JPNC report is late; members resign

At least two members of the Jamaica Plain Neighborhood Council’s Ad Hoc Whole Foods Committee resigned this week, following the committee’s failure to meet a May 31 deadline to produce a report on the impact of Whole Foods’ planned move to Hyde Square.

Speaking to the Gazette last week, Ad Hoc Committee chair Steve Laferriere told the Gazette he does not think the resignation will have a large impact on the committee, which plans to finalize its report later this month.

Speaking on behalf of the council at a meeting hosted by Whole Foods at the Curley School June 2, Laferriere said the council “looks at tonight’s meeting as the beginning of a process. We hope and expect you will engage with the next couple of months,” he said.

The Ad Hoc Committee has been running a public process open to people who oppose and people who support Whole Foods.

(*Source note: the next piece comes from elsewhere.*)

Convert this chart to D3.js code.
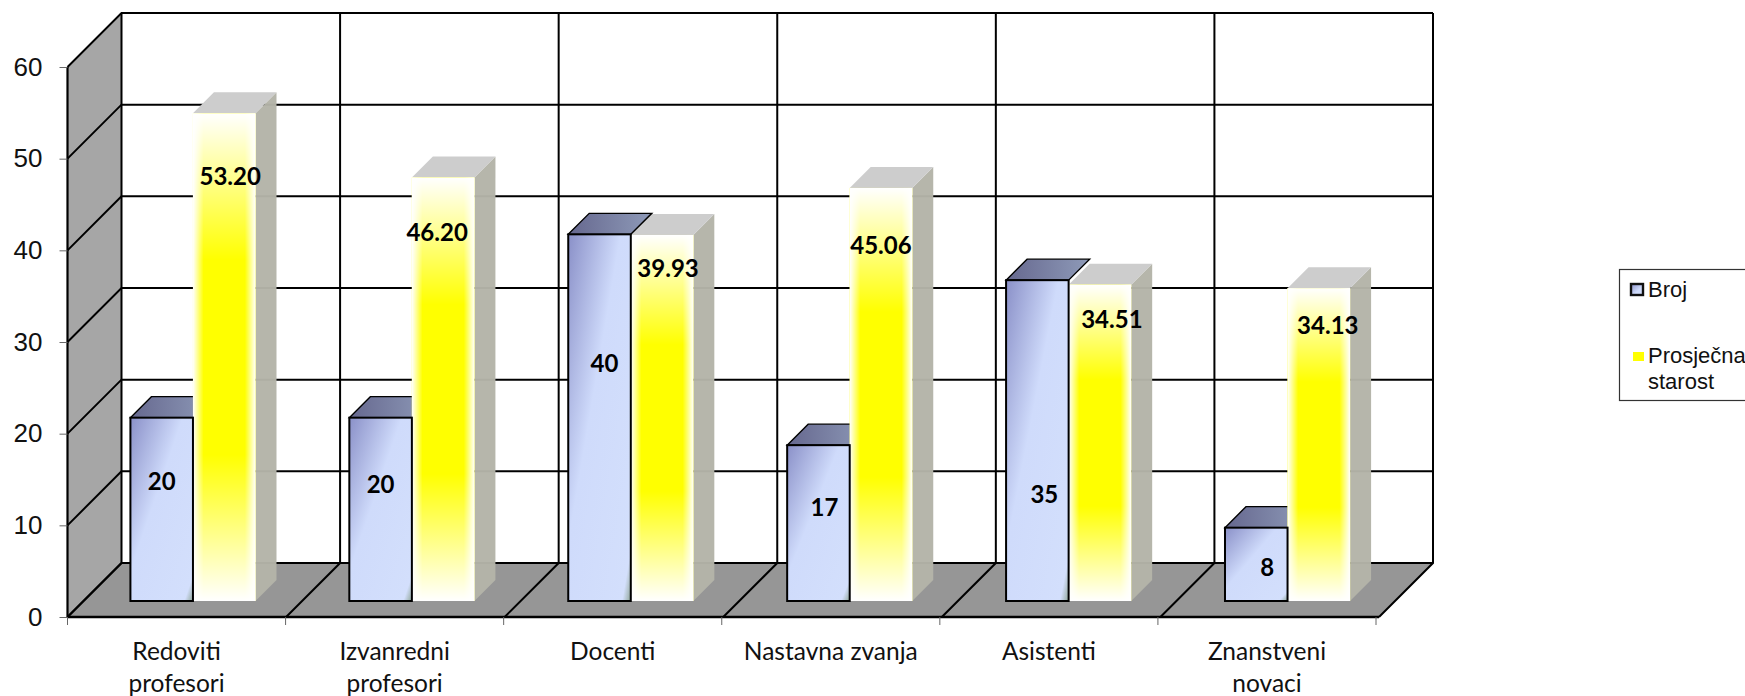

Laferierre has previously described it as an effort to “find common ground.”

That has led to some contentious meetings, and many have criticized that effort, particularly because it came after the council took a controversial vote to oppose Whole Foods coming to the neighborhood.

The effort suffered a setback early this week when two pro-Whole Foods members of the committee resigned, complaining about the contentiousness and alleging that the council is biased.

One member Anne Mackin said in a letter that she felt the meetings lacked “cooperation and [a] desire to work constructively.”

Another member who resigned, Erica Bial, said in her letter that the membership of the committee “is strongly skewed against those who might define themselves as ‘pro Whole Foods.’”

In a response letter, Laferriere acknowledged that there are more anti- than pro-Whole Foods members of the committee, but noted that public participation from people on all sides of the issue has been encouraged at the meetings.